The Consolidated Zonal Economic Performance Report shows that Tanzania’s surplus stood at Sh1.55 trillion in the quarter ending March 2025, reflecting continued cross-border trade activity, driven by rising imports and export gains in key sectors.
Despite a 4.5 percent contraction in the surplus, gold exports from the Lake Zone continued to play a central role in sustaining Tanzania’s trade position with neighboring countries.
The zone accounted for the largest share of the country’s cross-border surplus, driven by shipments of unrefined gold, as well as cement and food products.
The report indicates that while some regions faced pressure from rising imports, particularly agricultural inputs, mining exports helped offset weaker performance elsewhere, maintaining an overall positive trade balance.
The Northern Zone also recorded an improved surplus, supported by a decline in imports of iron ore, steel, pharmaceutical products, and plastic articles from neighboring markets.
However, the Southern Highlands saw a widening deficit, driven by increased imports of maize seeds and fertilizers and lower cement exports, highlighting uneven regional trade dynamics.
Economists say the data point to a continuing pattern in which gold exports remain a stabilizing force in Tanzania’s regional trade, cushioning the impact of seasonal agricultural fluctuations and import-driven pressures in other zones.
University of Dodoma economics lecturer Dr.
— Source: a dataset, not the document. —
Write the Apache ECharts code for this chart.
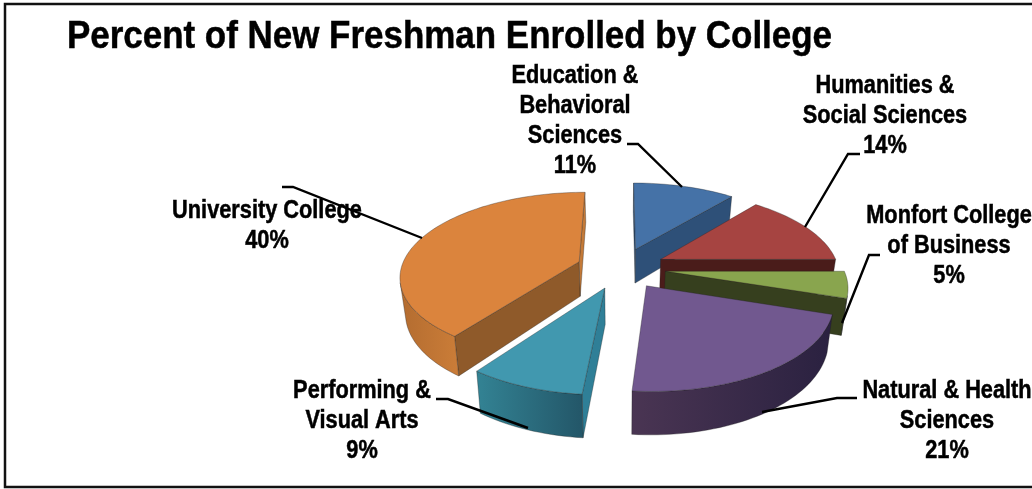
<!DOCTYPE html>
<html>
<head>
<meta charset="utf-8">
<style>
  html, body { margin: 0; padding: 0; background: #fff; }
  #main { width: 1032px; height: 489px; }
</style>
<script src="https://cdn.jsdelivr.net/npm/echarts@6/dist/echarts.min.js"></script>
</head>
<body>
<div id="main"></div>
<script>
// values, clockwise from 12 o'clock
var chartTitle = 'Percent of New Freshman Enrolled by College'
var labelLines = [
  ['Education &', 'Behavioral', 'Sciences'],
  ['Humanities &', 'Social Sciences'],
  ['Monfort College', 'of Business'],
  ['Natural & Health', 'Sciences'],
  ['Performing &', 'Visual Arts'],
  ['University College']
]
// labels print these rounded, the decimals are estimated from the slice edges
var percents = [11, 14, 5, 21.4, 8.6, 40]

// styles, same order as percents
var topColors = ['#4572a7', '#a64441', '#89a54e', '#71588f', '#4198af', '#db843d']
var startEdgeColors = ['#2e5078', '#4a1c1a', '#363f1e', '#3a2c4c', '#2f7f97', '#8f5a2a']
var endEdgeColors = ['#2e5078', '#4a1c1a', '#363f1e', '#3a2c4c', '#2f7f97', '#c47a38']
var wallLeftColors = ['#2e5078', '#4a1c1a', '#363f1e', '#4a3553', '#338394', '#b36c30']
var wallRightColors = ['#2e5078', '#4a1c1a', '#363f1e', '#2a2140', '#235668', '#cb7d38']

// far slices get painted first
var drawOrder = [0, 1, 2, 5, 4, 3]

// tilted pie projection
var cx = 621
var cy = 268
var radius = 178
var tilt = 0.463
var perspective = 0.16
var thickness = 35
var explode = 0.25

// label centres, first line
var labelX = [575, 885, 949, 947, 362, 267]
var labelY = [76.5, 86.5, 216.5, 391.5, 391.5, 211.5]
var labelLineGap = 30
var labelScale = 0.87
var labelFont = 'bold 25px "Liberation Sans", Arial, sans-serif'

// leader lines
var leaders = [
  [[627, 144], [638, 144], [682, 187]],
  [[860, 154], [848, 154], [805, 227]],
  [[880, 255], [869, 255], [842, 323]],
  [[857, 398], [837, 398], [762, 412]],
  [[436, 399], [448, 399], [528, 428]],
  [[282, 187], [293, 187], [422, 238]]
]

var startAngles = []
var endAngles = []
var total = percents.reduce(function(a, b) { return a + b }, 0)
var running = 0
percents.forEach(function(p) {
  startAngles.push(running / total * Math.PI * 2)
  running += p
  endAngles.push(running / total * Math.PI * 2)
})

function project(u, v, bottom) {
  var s = 1 / (1 - perspective * v)
  var x = cx + radius * u * s
  var y = cy + radius * tilt * v * s
  if (bottom) {
    x = cx + (x - cx) * 0.975
    y += thickness * s
  }
  return [x, y]
}

function area(pts) {
  var sum = 0
  for (var i = 0; i < pts.length; i++) {
    var a = pts[i]
    var b = pts[(i + 1) % pts.length]
    sum += a[0] * b[1] - b[0] * a[1]
  }
  return sum / 2
}

function poly(points, fill) {
  return {
    type: 'polygon',
    shape: { points: points },
    style: { fill: fill, stroke: 'rgba(30,30,30,0.55)', lineWidth: 0.6 }
  }
}

function renderSlice(params, api) {
  var i = api.value(0)
  var a0 = startAngles[i]
  var a1 = endAngles[i]
  var mid = (a0 + a1) / 2
  var ox = Math.sin(mid) * explode
  var oy = -Math.cos(mid) * explode
  var steps = Math.max(8, Math.round((a1 - a0) / 0.03))

  var arcTop = []
  var arcBottom = []
  for (var k = 0; k <= steps; k++) {
    var a = a0 + (a1 - a0) * k / steps
    var u = ox + Math.sin(a)
    var v = oy - Math.cos(a)
    arcTop.push(project(u, v, false))
    arcBottom.push(project(u, v, true))
  }
  var apexTop = project(ox, oy, false)
  var apexBottom = project(ox, oy, true)
  var children = []

  var quadStart = [apexTop, arcTop[0], arcBottom[0], apexBottom]
  if (area(quadStart) < 0) children.push(poly(quadStart, startEdgeColors[i]))
  var quadEnd = [arcTop[steps], apexTop, apexBottom, arcBottom[steps]]
  if (area(quadEnd) < 0) children.push(poly(quadEnd, endEdgeColors[i]))

  // only the part of the rim facing the viewer
  var rimTop = []
  var rimBottom = []
  for (var j = 0; j < steps; j++) {
    var q = [arcTop[j], arcTop[j + 1], arcBottom[j + 1], arcBottom[j]]
    if (area(q) < 0) {
      if (!rimTop.length) {
        rimTop.push(arcTop[j])
        rimBottom.push(arcBottom[j])
      }
      rimTop.push(arcTop[j + 1])
      rimBottom.push(arcBottom[j + 1])
    }
  }
  if (rimTop.length) {
    var gradient = new echarts.graphic.LinearGradient(0, 0, 1, 0, [
      { offset: 0, color: wallLeftColors[i] },
      { offset: 1, color: wallRightColors[i] }
    ])
    children.push(poly(rimTop.concat(rimBottom.slice().reverse()), gradient))
  }

  children.push(poly([apexTop].concat(arcTop), topColors[i]))
  return { type: 'group', children: children }
}

var graphics = []

// frame, open on the right where the picture is cut off
graphics.push({
  type: 'polyline',
  z: 1,
  shape: { points: [[1032, 4], [5, 4], [5, 487], [1032, 487]] },
  style: { stroke: '#111', lineWidth: 2.5, fill: null }
})

leaders.forEach(function(pts) {
  graphics.push({
    type: 'polyline',
    z: 20,
    shape: { points: pts },
    style: { stroke: '#000', lineWidth: 2.4, fill: null }
  })
})

function addText(text, x, y, font, scale) {
  graphics.push({
    type: 'text',
    z: 30,
    x: x,
    y: y,
    scaleX: scale,
    style: {
      text: text,
      font: font,
      fill: '#000',
      stroke: '#000',
      lineWidth: 0.5,
      textAlign: 'center',
      textVerticalAlign: 'middle'
    }
  })
}

addText(chartTitle, 449.5, 37, 'bold 39px "Liberation Sans", Arial, sans-serif', 0.896)

labelLines.forEach(function(lines, i) {
  lines.concat([Math.round(percents[i]) + '%']).forEach(function(line, n) {
    addText(line, labelX[i], labelY[i] + n * labelLineGap, labelFont, labelScale)
  })
})

var myChart = echarts.init(document.getElementById('main'))
var option = {
  animation: false,
  backgroundColor: '#fff',
  graphic: graphics,
  series: [
    {
      type: 'custom',
      coordinateSystem: 'none',
      z: 5,
      renderItem: renderSlice,
      data: drawOrder.map(function(i) {
        return [i, percents[i]]
      })
    }
  ]
}
myChart.setOption(option)
</script>
</body>
</html>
Lutengano Mwinuka said that agricultural trade continues to be influenced by seasonal production cycles, which affect the consistency of export flows across the region.
Independent economic analyst Mr Oscar Mkude said Tanzania’s trade performance reflects a structure still dependent on a few key sectors, with mining—particularly gold—providing critical support.
He said broader diversification would be needed to reduce exposure to seasonal shocks in agriculture and construction-related demand, which often affect import and export balances.
Agriculture remains a major contributor to regional trade but is still dependent on rainfall patterns, while manufacturing capacity is gradually expanding.